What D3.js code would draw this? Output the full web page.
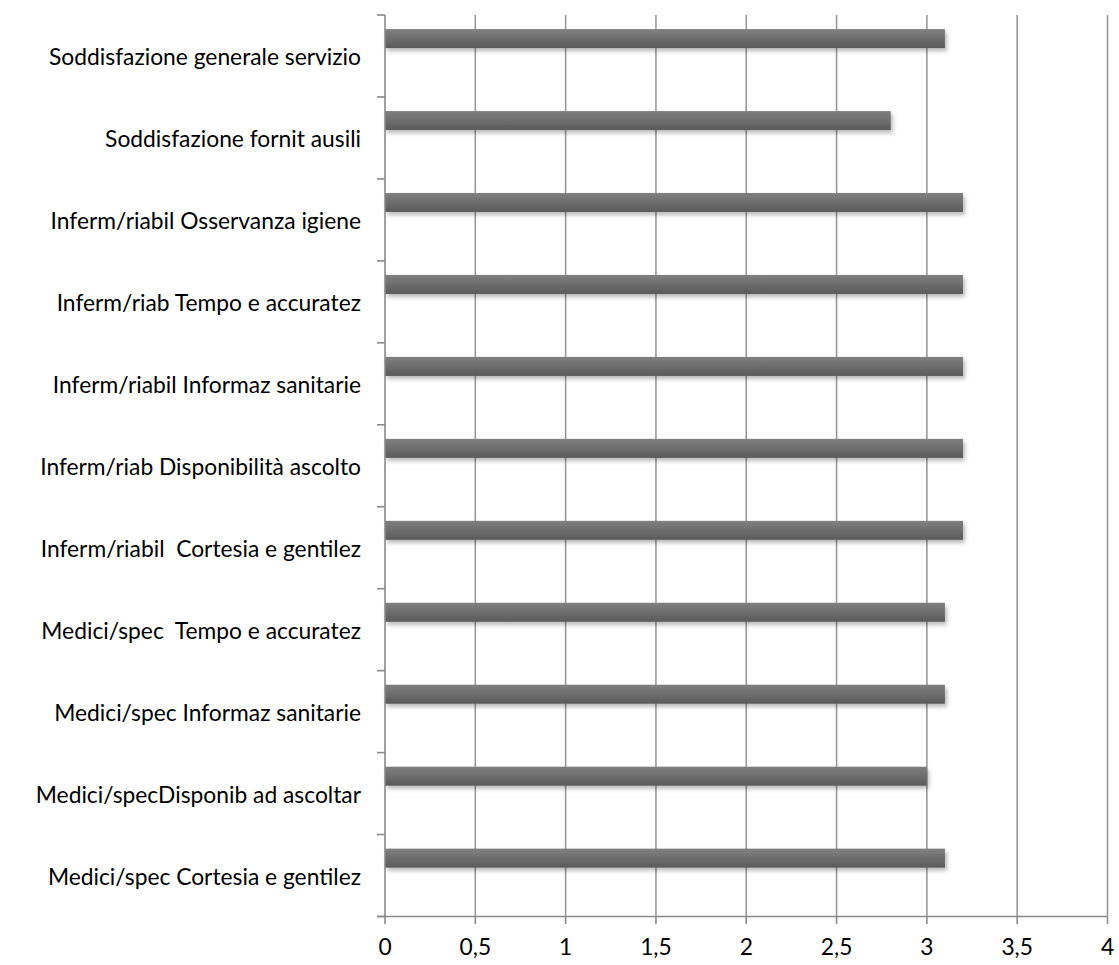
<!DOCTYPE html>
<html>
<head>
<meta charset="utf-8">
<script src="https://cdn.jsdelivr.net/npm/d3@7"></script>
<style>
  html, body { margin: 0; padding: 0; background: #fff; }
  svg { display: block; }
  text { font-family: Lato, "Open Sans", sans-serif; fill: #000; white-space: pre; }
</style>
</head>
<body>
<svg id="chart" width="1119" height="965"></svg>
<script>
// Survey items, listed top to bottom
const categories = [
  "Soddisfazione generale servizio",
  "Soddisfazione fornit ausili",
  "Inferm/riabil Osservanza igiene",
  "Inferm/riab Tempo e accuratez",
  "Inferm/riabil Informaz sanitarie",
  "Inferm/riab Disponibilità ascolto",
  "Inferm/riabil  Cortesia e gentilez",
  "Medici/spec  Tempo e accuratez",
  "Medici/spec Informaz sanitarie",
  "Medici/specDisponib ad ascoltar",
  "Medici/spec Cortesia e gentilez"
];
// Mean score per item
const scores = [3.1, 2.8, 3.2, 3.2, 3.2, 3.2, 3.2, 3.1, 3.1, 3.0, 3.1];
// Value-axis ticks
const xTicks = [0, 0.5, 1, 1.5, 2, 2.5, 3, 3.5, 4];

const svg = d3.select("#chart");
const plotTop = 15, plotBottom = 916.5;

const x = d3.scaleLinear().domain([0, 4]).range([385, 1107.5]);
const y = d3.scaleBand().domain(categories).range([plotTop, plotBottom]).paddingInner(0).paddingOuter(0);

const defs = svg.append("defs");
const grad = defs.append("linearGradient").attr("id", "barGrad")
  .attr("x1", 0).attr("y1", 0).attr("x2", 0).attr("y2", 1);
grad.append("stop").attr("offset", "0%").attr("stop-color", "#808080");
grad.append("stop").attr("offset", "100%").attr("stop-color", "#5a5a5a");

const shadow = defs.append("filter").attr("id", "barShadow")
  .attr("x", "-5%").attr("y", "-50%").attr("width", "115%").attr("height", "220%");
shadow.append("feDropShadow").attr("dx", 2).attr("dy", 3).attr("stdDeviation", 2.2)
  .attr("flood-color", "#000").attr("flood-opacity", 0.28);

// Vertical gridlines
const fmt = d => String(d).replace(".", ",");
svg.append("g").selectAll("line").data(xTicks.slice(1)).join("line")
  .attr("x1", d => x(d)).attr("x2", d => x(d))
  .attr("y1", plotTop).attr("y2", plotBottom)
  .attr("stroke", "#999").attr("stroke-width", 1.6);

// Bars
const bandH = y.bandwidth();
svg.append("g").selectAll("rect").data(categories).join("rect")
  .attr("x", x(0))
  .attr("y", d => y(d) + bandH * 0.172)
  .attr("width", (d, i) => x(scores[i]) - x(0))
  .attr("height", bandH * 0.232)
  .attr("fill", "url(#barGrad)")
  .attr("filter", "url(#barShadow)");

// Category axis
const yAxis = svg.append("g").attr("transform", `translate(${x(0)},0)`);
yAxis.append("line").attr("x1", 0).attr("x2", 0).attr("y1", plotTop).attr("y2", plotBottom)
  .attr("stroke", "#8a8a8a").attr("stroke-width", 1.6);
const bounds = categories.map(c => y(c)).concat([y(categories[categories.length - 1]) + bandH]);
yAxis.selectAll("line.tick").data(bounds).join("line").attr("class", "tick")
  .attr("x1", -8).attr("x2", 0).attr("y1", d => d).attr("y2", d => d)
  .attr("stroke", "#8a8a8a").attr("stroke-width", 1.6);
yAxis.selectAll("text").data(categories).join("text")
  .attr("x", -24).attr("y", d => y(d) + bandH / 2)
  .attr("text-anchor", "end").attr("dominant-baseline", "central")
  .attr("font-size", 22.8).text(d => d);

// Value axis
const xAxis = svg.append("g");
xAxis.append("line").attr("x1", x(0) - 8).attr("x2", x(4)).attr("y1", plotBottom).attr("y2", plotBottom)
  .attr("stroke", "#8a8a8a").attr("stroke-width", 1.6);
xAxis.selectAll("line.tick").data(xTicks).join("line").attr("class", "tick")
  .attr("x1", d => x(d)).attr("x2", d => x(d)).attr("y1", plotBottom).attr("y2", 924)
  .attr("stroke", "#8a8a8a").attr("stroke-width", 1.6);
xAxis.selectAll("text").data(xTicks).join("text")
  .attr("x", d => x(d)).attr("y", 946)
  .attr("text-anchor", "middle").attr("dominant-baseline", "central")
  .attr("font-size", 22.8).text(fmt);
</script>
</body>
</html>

-*-

**WRITTEN REQUEST:** Copy each line in full and exactly, omitting any picture.

**RIGHT ANSWER:**
What D3.js code would draw this? Output the full web page.
<!DOCTYPE html>
<html>
<head>
<meta charset="utf-8">
<script src="https://cdn.jsdelivr.net/npm/d3@7"></script>
<style>
  html, body { margin: 0; padding: 0; background: #fff; }
  svg { display: block; }
  text { font-family: Lato, "Open Sans", sans-serif; fill: #000; white-space: pre; }
</style>
</head>
<body>
<svg id="chart" width="1119" height="965"></svg>
<script>
// Survey items, listed top to bottom
const categories = [
  "Soddisfazione generale servizio",
  "Soddisfazione fornit ausili",
  "Inferm/riabil Osservanza igiene",
  "Inferm/riab Tempo e accuratez",
  "Inferm/riabil Informaz sanitarie",
  "Inferm/riab Disponibilità ascolto",
  "Inferm/riabil  Cortesia e gentilez",
  "Medici/spec  Tempo e accuratez",
  "Medici/spec Informaz sanitarie",
  "Medici/specDisponib ad ascoltar",
  "Medici/spec Cortesia e gentilez"
];
// Mean score per item
const scores = [3.1, 2.8, 3.2, 3.2, 3.2, 3.2, 3.2, 3.1, 3.1, 3.0, 3.1];
// Value-axis ticks
const xTicks = [0, 0.5, 1, 1.5, 2, 2.5, 3, 3.5, 4];

const svg = d3.select("#chart");
const plotTop = 15, plotBottom = 916.5;

const x = d3.scaleLinear().domain([0, 4]).range([385, 1107.5]);
const y = d3.scaleBand().domain(categories).range([plotTop, plotBottom]).paddingInner(0).paddingOuter(0);

const defs = svg.append("defs");
const grad = defs.append("linearGradient").attr("id", "barGrad")
  .attr("x1", 0).attr("y1", 0).attr("x2", 0).attr("y2", 1);
grad.append("stop").attr("offset", "0%").attr("stop-color", "#808080");
grad.append("stop").attr("offset", "100%").attr("stop-color", "#5a5a5a");

const shadow = defs.append("filter").attr("id", "barShadow")
  .attr("x", "-5%").attr("y", "-50%").attr("width", "115%").attr("height", "220%");
shadow.append("feDropShadow").attr("dx", 2).attr("dy", 3).attr("stdDeviation", 2.2)
  .attr("flood-color", "#000").attr("flood-opacity", 0.28);

// Vertical gridlines
const fmt = d => String(d).replace(".", ",");
svg.append("g").selectAll("line").data(xTicks.slice(1)).join("line")
  .attr("x1", d => x(d)).attr("x2", d => x(d))
  .attr("y1", plotTop).attr("y2", plotBottom)
  .attr("stroke", "#999").attr("stroke-width", 1.6);

// Bars
const bandH = y.bandwidth();
svg.append("g").selectAll("rect").data(categories).join("rect")
  .attr("x", x(0))
  .attr("y", d => y(d) + bandH * 0.172)
  .attr("width", (d, i) => x(scores[i]) - x(0))
  .attr("height", bandH * 0.232)
  .attr("fill", "url(#barGrad)")
  .attr("filter", "url(#barShadow)");

// Category axis
const yAxis = svg.append("g").attr("transform", `translate(${x(0)},0)`);
yAxis.append("line").attr("x1", 0).attr("x2", 0).attr("y1", plotTop).attr("y2", plotBottom)
  .attr("stroke", "#8a8a8a").attr("stroke-width", 1.6);
const bounds = categories.map(c => y(c)).concat([y(categories[categories.length - 1]) + bandH]);
yAxis.selectAll("line.tick").data(bounds).join("line").attr("class", "tick")
  .attr("x1", -8).attr("x2", 0).attr("y1", d => d).attr("y2", d => d)
  .attr("stroke", "#8a8a8a").attr("stroke-width", 1.6);
yAxis.selectAll("text").data(categories).join("text")
  .attr("x", -24).attr("y", d => y(d) + bandH / 2)
  .attr("text-anchor", "end").attr("dominant-baseline", "central")
  .attr("font-size", 22.8).text(d => d);

// Value axis
const xAxis = svg.append("g");
xAxis.append("line").attr("x1", x(0) - 8).attr("x2", x(4)).attr("y1", plotBottom).attr("y2", plotBottom)
  .attr("stroke", "#8a8a8a").attr("stroke-width", 1.6);
xAxis.selectAll("line.tick").data(xTicks).join("line").attr("class", "tick")
  .attr("x1", d => x(d)).attr("x2", d => x(d)).attr("y1", plotBottom).attr("y2", 924)
  .attr("stroke", "#8a8a8a").attr("stroke-width", 1.6);
xAxis.selectAll("text").data(xTicks).join("text")
  .attr("x", d => x(d)).attr("y", 946)
  .attr("text-anchor", "middle").attr("dominant-baseline", "central")
  .attr("font-size", 22.8).text(fmt);
</script>
</body>
</html>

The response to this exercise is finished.